* [AIM] Leave the pictures out and retype the lines from the beginning through the line with "110, 120, 130];", both ends included.

* [DATA SHOWN]
:::
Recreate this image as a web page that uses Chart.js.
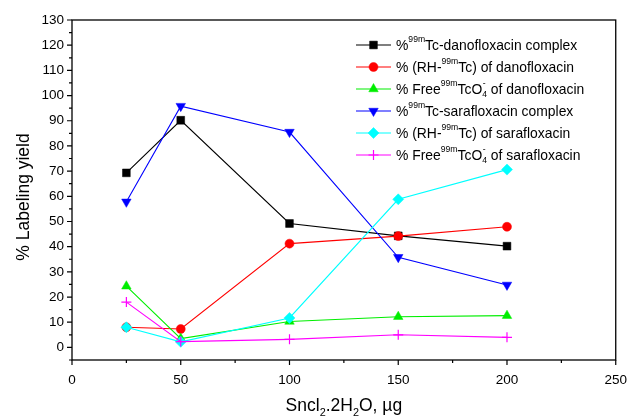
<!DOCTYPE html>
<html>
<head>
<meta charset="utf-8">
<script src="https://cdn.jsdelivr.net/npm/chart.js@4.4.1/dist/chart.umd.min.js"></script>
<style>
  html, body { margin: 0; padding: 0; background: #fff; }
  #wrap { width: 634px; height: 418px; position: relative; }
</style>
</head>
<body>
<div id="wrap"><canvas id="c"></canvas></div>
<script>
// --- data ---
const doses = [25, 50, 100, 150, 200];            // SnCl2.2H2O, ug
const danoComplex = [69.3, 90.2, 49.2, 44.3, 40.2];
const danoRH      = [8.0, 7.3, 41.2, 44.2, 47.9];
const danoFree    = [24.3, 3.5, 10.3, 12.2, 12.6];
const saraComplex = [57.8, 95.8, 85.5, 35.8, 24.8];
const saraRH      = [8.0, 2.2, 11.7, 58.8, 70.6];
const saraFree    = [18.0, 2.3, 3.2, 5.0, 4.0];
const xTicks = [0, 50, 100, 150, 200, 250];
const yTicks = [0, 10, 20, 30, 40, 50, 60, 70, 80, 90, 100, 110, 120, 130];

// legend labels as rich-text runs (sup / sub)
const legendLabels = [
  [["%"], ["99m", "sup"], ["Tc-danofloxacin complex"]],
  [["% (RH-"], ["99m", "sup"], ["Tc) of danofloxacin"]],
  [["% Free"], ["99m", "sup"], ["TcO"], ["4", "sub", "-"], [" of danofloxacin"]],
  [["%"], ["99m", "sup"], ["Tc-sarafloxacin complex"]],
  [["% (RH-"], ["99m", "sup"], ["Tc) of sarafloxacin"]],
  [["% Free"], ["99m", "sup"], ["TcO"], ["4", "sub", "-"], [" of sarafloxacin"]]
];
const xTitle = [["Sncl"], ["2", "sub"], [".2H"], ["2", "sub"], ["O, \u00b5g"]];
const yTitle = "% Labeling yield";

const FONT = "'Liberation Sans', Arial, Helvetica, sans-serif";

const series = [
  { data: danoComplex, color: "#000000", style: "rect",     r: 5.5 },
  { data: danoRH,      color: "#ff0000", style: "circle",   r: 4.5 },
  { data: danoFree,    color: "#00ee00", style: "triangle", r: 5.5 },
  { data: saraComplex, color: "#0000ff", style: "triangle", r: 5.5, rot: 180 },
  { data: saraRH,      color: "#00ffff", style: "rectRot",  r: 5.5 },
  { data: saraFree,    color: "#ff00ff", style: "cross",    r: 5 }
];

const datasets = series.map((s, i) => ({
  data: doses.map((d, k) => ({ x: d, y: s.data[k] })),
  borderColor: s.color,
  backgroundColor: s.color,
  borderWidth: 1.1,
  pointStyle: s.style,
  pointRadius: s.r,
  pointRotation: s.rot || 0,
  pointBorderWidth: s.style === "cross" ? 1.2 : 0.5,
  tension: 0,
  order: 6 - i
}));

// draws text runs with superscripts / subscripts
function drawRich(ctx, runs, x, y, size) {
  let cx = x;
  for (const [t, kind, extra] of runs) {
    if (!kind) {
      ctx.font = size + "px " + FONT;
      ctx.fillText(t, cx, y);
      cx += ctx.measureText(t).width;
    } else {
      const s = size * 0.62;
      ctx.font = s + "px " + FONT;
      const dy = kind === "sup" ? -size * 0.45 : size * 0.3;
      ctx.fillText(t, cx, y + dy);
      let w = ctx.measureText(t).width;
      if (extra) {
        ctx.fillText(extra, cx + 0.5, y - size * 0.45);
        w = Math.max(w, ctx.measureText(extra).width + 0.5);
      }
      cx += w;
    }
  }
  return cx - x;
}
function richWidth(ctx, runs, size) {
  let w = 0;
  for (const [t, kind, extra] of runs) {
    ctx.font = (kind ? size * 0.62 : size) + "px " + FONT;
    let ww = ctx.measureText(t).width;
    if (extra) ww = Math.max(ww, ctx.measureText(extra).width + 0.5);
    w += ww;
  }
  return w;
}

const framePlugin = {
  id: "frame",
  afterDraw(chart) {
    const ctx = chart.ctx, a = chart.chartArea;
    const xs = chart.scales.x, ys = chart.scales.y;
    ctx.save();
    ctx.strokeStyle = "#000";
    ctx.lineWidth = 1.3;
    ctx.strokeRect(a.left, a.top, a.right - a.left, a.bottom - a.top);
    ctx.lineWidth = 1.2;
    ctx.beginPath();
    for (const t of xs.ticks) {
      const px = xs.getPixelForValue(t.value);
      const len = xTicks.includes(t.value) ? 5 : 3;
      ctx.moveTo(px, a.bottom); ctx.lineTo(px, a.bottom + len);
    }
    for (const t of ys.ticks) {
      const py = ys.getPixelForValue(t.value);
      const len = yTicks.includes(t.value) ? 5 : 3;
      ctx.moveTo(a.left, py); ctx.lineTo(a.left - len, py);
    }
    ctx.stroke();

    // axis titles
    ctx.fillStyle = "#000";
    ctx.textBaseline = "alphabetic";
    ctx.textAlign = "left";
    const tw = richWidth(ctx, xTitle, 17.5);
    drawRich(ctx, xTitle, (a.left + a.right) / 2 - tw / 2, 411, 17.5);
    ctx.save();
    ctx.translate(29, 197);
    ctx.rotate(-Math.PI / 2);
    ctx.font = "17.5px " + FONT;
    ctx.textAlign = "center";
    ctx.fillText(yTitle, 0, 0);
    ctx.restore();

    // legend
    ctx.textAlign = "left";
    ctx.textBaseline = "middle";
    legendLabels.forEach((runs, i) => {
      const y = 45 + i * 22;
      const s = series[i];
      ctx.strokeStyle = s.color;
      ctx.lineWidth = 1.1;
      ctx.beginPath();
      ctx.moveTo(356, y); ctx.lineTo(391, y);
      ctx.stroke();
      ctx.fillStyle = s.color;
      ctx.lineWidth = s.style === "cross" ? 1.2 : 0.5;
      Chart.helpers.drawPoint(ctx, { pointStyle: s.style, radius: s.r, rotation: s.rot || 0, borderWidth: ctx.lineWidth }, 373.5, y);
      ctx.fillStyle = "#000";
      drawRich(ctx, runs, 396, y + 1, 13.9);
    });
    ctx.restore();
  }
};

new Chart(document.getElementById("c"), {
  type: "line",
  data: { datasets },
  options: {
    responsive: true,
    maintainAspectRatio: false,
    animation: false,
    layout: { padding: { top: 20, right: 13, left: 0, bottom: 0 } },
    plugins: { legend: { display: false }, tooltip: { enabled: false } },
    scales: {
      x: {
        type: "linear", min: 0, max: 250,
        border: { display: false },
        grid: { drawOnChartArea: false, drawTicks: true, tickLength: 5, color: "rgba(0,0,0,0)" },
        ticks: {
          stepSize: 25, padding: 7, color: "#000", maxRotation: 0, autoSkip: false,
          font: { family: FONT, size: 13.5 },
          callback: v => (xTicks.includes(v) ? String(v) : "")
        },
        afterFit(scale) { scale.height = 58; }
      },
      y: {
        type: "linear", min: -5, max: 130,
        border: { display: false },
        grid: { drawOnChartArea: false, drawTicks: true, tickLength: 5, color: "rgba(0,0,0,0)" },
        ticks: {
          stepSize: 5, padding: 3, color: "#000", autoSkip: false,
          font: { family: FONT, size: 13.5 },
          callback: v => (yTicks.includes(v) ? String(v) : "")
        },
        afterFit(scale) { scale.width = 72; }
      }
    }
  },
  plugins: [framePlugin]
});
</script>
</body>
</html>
:::
* [THE SOLUTION]
Recreate this image as a web page that uses Chart.js.
<!DOCTYPE html>
<html>
<head>
<meta charset="utf-8">
<script src="https://cdn.jsdelivr.net/npm/chart.js@4.4.1/dist/chart.umd.min.js"></script>
<style>
  html, body { margin: 0; padding: 0; background: #fff; }
  #wrap { width: 634px; height: 418px; position: relative; }
</style>
</head>
<body>
<div id="wrap"><canvas id="c"></canvas></div>
<script>
// --- data ---
const doses = [25, 50, 100, 150, 200];            // SnCl2.2H2O, ug
const danoComplex = [69.3, 90.2, 49.2, 44.3, 40.2];
const danoRH      = [8.0, 7.3, 41.2, 44.2, 47.9];
const danoFree    = [24.3, 3.5, 10.3, 12.2, 12.6];
const saraComplex = [57.8, 95.8, 85.5, 35.8, 24.8];
const saraRH      = [8.0, 2.2, 11.7, 58.8, 70.6];
const saraFree    = [18.0, 2.3, 3.2, 5.0, 4.0];
const xTicks = [0, 50, 100, 150, 200, 250];
const yTicks = [0, 10, 20, 30, 40, 50, 60, 70, 80, 90, 100, 110, 120, 130];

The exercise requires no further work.